Cox’s treatments laid the groundwork: the rural French setting, Belle’s father becoming a lovable inventor, and the enchanted items in the Beast’s castle (inspired, in part, by the 1946 black-and-white Jean Cocteau version of the story, a film that partially dissuaded Walt from making his own version). This treatment was enough to get Disney executives on board but once Cox had turned in a finished screenplay, the production moved on without him. (A subsequent draft by Gen LeRoy, is bafflingly complex and involves several wizards, body-swapping, and, according to Solomon, a sequence where vultures and sharks are turned into an evil prince’s human henchmen.) Executives also rejected this take.
The producers next recruited Linda Woolverton, who had previously worked on Saturday morning cartoons like Ewoks and My Little Pony, to work on the screenplay. At the same time, a production team was being assembled. Richard Williams, the genius director of animation on Who Framed Roger Rabbit? (his work was granted a special achievement Academy Award), was first offered the film, but Williams turned it down to continue toiling away on his passion project The Thief and the Cobbler. Williams recommended Richard and Jill Purdum, who were running a commercial studio in London.
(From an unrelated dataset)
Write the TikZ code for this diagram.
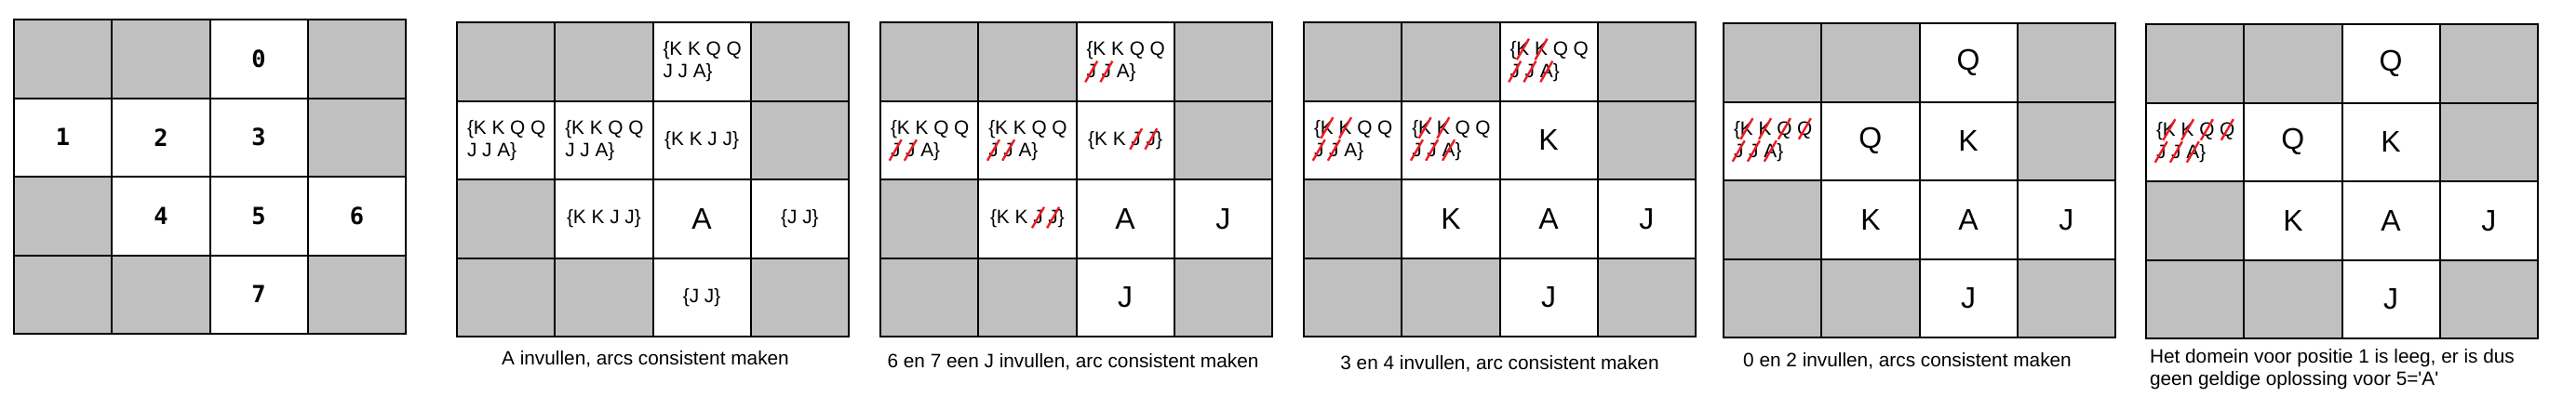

They accepted. And a small team of extremely talented animators, including Glen Keane, Andreas Deja, Tom Sito, Hans Bacher, and Paul De Mayer, went to work on what would eventually be known as the “Purdum version” of Beauty and the Beast.
This was a very different version of Beauty and the Beast. For one, it wasn’t a musical. It was a somber, immaculately designed drama, although maybe drama is not the right word because this version would fluctuate wildly, oftentimes switching radically between tragedy and slapstick comedy. (And everything in between.) It was set in 1709. Animator Sito recounts in Tale As Old As Time that, thanks to the setting, “everything looked kind of dull.” In this version Maurice is a merchant sailor, his sister, Marguerite, is an oppressive force in the household. And Belle isn’t an only child; her young sister Clarice and her cat, Charley, join her. Gaston is a “foppish aristocrat” and, somewhat hauntingly, the enchanted objects have “neither faces nor voices.”
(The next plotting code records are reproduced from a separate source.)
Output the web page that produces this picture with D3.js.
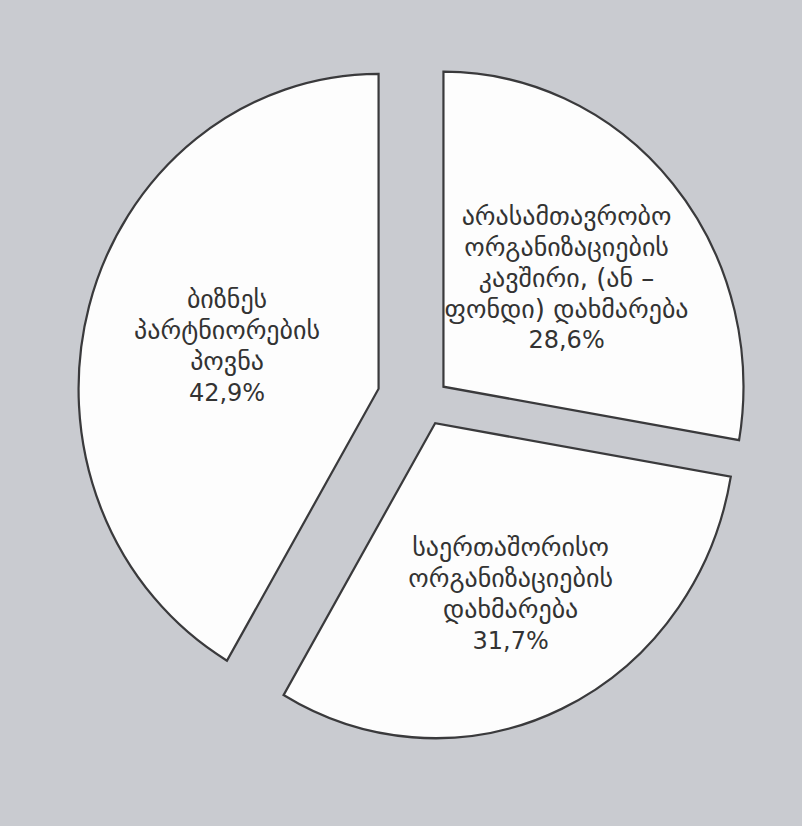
<!DOCTYPE html>
<html>
<head>
<meta charset="utf-8">
<script src="https://cdn.jsdelivr.net/npm/d3@7"></script>
<style>
  html, body { margin: 0; padding: 0; background: #c9cbd0; }
  svg { display: block; }
</style>
</head>
<body>
<svg id="chart" width="802" height="826"></svg>
<script>
// slices, clockwise from 12 o'clock
const categories = [
  ["არასამთავრობო", "ორგანიზაციების", "კავშირი,  (ან –", "ფონდი) დახმარება"],
  ["საერთაშორისო", "ორგანიზაციების", "დახმარება"],
  ["ბიზნეს", "პარტნიორების", "პოვნა"]
];
const values = [28.6, 31.7, 42.9];
const valueLabels = ["28,6%", "31,7%", "42,9%"];

// how far each slice is pulled out, and how far out its label sits
const pullOut = [23, 22, 49];
const labelRadius = [161, 179, 157];

const svg = d3.select("#chart");
const width = +svg.attr("width");
const height = +svg.attr("height");

const radius = 300;
const stretch = 1.05; // the scan is a bit taller than wide
const cx = width * 0.531;
const cy = height * 0.487;

const pie = d3.pie().sort(null).value((d) => d);
const arc = d3.arc().innerRadius(0).outerRadius(radius);

const slices = pie(values);

function pull(d, i) {
  const mid = (d.startAngle + d.endAngle) / 2;
  return [Math.sin(mid) * pullOut[i], -Math.cos(mid) * pullOut[i]];
}

// slices (drawn in a vertically stretched group)
const g = svg.append("g")
  .attr("transform", `translate(${cx},${cy}) scale(1,${stretch})`);

g.selectAll("path")
  .data(slices)
  .enter()
  .append("path")
  .attr("transform", (d, i) => `translate(${pull(d, i)})`)
  .attr("d", arc)
  .attr("fill", "#fdfdfd")
  .attr("stroke", "#3a3a3c")
  .attr("stroke-width", 2.2)
  .attr("stroke-linejoin", "miter");

// labels (unstretched so text keeps its shape)
const lineH = 31;
const tg = svg.append("g").attr("transform", `translate(${cx},${cy})`);

const label = tg.selectAll("text")
  .data(slices)
  .enter()
  .append("text")
  .attr("transform", (d, i) => {
    const [x, y] = d3.arc().innerRadius(labelRadius[i]).outerRadius(labelRadius[i]).centroid(d);
    const [px, py] = pull(d, i);
    return `translate(${x + px},${(y + py) * stretch})`;
  })
  .attr("text-anchor", "middle")
  .attr("fill", "#333")
  .style("font-family", "'DejaVu Sans', sans-serif")
  .style("font-size", "26px");

label.each(function (d, i) {
  const lines = categories[i].concat([valueLabels[i]]);
  const t = d3.select(this);
  const top = -((lines.length - 1) * lineH) / 2;
  lines.forEach((ln, j) => {
    t.append("tspan")
      .attr("x", 0)
      .attr("y", top + j * lineH)
      .attr("dy", "0.35em")
      .style("font-size", j === lines.length - 1 ? "24px" : null)
      .text(ln);
  });
});
</script>
</body>
</html>
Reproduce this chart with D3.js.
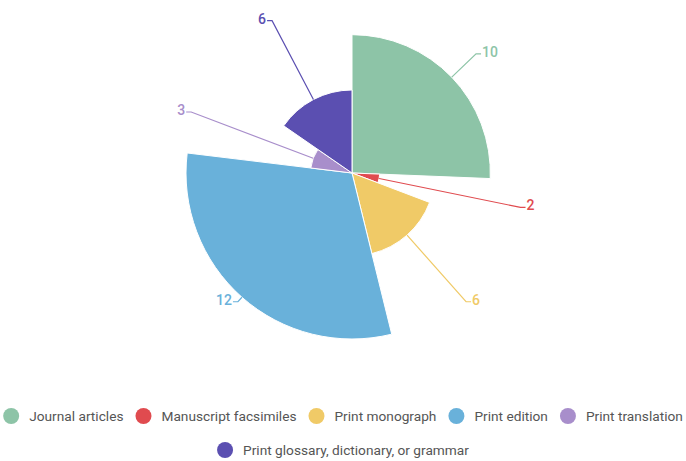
<!DOCTYPE html>
<html><head><meta charset="utf-8">
<script src="https://cdn.jsdelivr.net/npm/d3@7"></script>
<style>
html,body{margin:0;padding:0;background:#fff;}
svg{display:block;font-family:Roboto,"Noto Sans",sans-serif;}
</style></head>
<body><svg id="chart" width="686" height="461"></svg>
<script>
const categories = ["Journal articles","Manuscript facsimiles","Print monograph","Print edition","Print translation","Print glossary, dictionary, or grammar"];
const values = [10, 2, 6, 12, 3, 6];
const colors = ["#8dc4a7","#e04b4f","#f0ca67","#69b1da","#a88ecb","#5b4fb1"];

const W = 686, H = 461;
const cx = 352, cy = 173;
const svg = d3.select("#chart");
const data = categories.map((c,i)=>({name:c, value:values[i], color:colors[i]}));

const rScale = d3.scaleLinear().domain([0, d3.max(values)]).range([0, 166]);
const pie = d3.pie().sort(null).value(d=>d.value);
const arcs = pie(data);
const arc = d3.arc().innerRadius(0).outerRadius(d=>rScale(d.data.value));

const g = svg.append("g").attr("transform",`translate(${cx},${cy})`);
g.selectAll("path.slice").data(arcs).join("path")
  .attr("class","slice")
  .attr("d",arc)
  .attr("fill",d=>d.data.color)
  .attr("stroke","#fff").attr("stroke-width",1);

const labelR = rScale(d3.max(values)) + 6;
const lbl = g.selectAll("g.lbl").data(arcs).join("g").attr("class","lbl");
lbl.each(function(d){
  const a = (d.startAngle + d.endAngle)/2;
  const sx = Math.sin(a), sy = -Math.cos(a);
  const r = rScale(d.data.value);
  const p1 = [sx*r, sy*r];
  const p2 = [sx*labelR, sy*labelR];
  const dir = sx >= 0 ? 1 : -1;
  const p3 = [p2[0] + dir*5, p2[1]];
  const sel = d3.select(this);
  sel.append("polyline")
    .attr("points",[p1,p2,p3].map(p=>p.join(",")).join(" "))
    .attr("fill","none").attr("stroke",d.data.color).attr("stroke-width",1.2);
  sel.append("text")
    .attr("x", p3[0] + dir*1).attr("y", p3[1] - 2)
    .attr("dy","0.35em")
    .attr("text-anchor", dir>0 ? "start":"end")
    .attr("fill", d.data.color)
    .attr("font-size", 14).attr("font-weight", 500)
    .text(d.data.value);
});

// Legend
const legend = svg.append("g");
const fontSize = 13.7, rDot = 8, dotGap = 10, itemGap = 12, maxW = 686;
const items = legend.selectAll("g.item").data(data).join("g").attr("class","item");
items.append("circle").attr("r",rDot).attr("cx",rDot).attr("cy",0).attr("fill",d=>d.color);
items.append("text").attr("x",2*rDot+dotGap).attr("y",0).attr("dy","0.35em")
  .attr("font-size",fontSize).attr("fill","#555").text(d=>d.name);
const widths = [];
items.each(function(){
  const t = d3.select(this).select("text").node().getComputedTextLength();
  widths.push(2*rDot+dotGap+t);
});
const rows = [];
let cur = [], curW = 0;
widths.forEach((w,i)=>{
  const add = cur.length ? itemGap + w : w;
  if (cur.length && curW + add > maxW){ rows.push({idx:cur,w:curW}); cur=[i]; curW=w; }
  else { cur.push(i); curW += add; }
});
if (cur.length) rows.push({idx:cur,w:curW});
const rowY = [416, 450];
rows.forEach((row,ri)=>{
  let x = (W - row.w)/2;
  row.idx.forEach(i=>{
    d3.select(items.nodes()[i]).attr("transform",`translate(${x},${rowY[ri]})`);
    x += widths[i] + itemGap;
  });
});
</script></body></html>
Of that core group of artists assembled to initiate production (studios in Glendale and Paris were going to be recruited to complete animation), most were unenthusiastic about this version. “There wasn’t a lot of personality,” Deja told Solomon. Richard Purdum flew to the newly opened Disney-MGM Studios in Florida and showed Peter Schneider, then-president of Walt Disney Feature Animation, the first twenty minutes of the movie. It didn’t go over well. It was suggested that the filmmakers involve Howard Ashman and Alan Menken, the hit songwriting and storytelling team behind Ron Clements and John Musker’s The Little Mermaid. Schneider noted the movie’s similarities, both aesthetically and on a narrative level, with the Cocteau film. Schneider told Solomon: “It was very dark and didn’t feel much like a Disney animated movie.” Deja noted that, with the aunt character featuring so heavily, that it would have drawn unfair comparisons to Cinderella. Producer Don Hahn also made mention that in this version, Belle and the Beast didn’t meet until page 32 of a 75-page script.
Coming back from the disastrous Florida screening, Hahn announced that everything the team had worked on would be thrown out. But there was a silver lining: they would be granted a research trip to Paris. After the trip they didn’t go back to London; instead they returned to Los Angeles. Quietly, the artists were assigned to other projects. Hahn, Woolverton and the Purdums continued working on Beauty and the Beast, now with the help of Ashman and Menken. But Richard Purdum wasn’t happy with the way the production was headed;. In 1989, the Purdums left the project and a pair of relatively unproven directors, Kirk Wise and Gary Trousdale, who had overseen the “Cranium Command” short film for Epcot, were assigned to take over Beauty and the Beast. Many of the creative principles involved in the original version, including Deja, Keane and Woolverton, remained on the film and contributed to its overwhelming success.
And the Purdum version finally saw the light of day, when that initial story reel (the one shown to executives in Florida) was released as part of a Beauty and the Beast Blu-ray in 2010. Watching the reel (introduced, on the special features, by Schneider), it’s easy to see why it was rejected: it really does feel overstuffed and far too indebted to Cinderella (especially with the overbearing, desperate aunt). There’s far too much emphasis placed on the family’s finances, the tone is erratic and the pacing is positively trying. But there are also some interesting elements, too: the antique music box that Belle cherishes, at one point imagined as a nonverbal character in the tradition of Tinker Bell, is an interesting visual conceit. It’s also fun to watch Gaston as a preening dandy (less fun: that Belle is a total non-character). And it’s fascinating to see how many things would make it into the final film, even though this was a version that was completely scrapped: the wolf chase, Gaston’s joke about being exhausted from waiting, the rose motif, the basics of the enchanted object characters and their eagerness to please.
Beauty and the Beast is one of those flawless masterpieces that feels effortless; like it came into the world fully formed and ready for our consumption. But, like every great work of art, it went through iterations and revisions and stretches where it traveled down a long, sometimes bumpy road. The “Purdum version” is a perfect example of the kind of thought processes, experimentation and dead-ends that you have to go through and explore before you create a bona fide classic. Quite frankly, it’s a tale as old as time.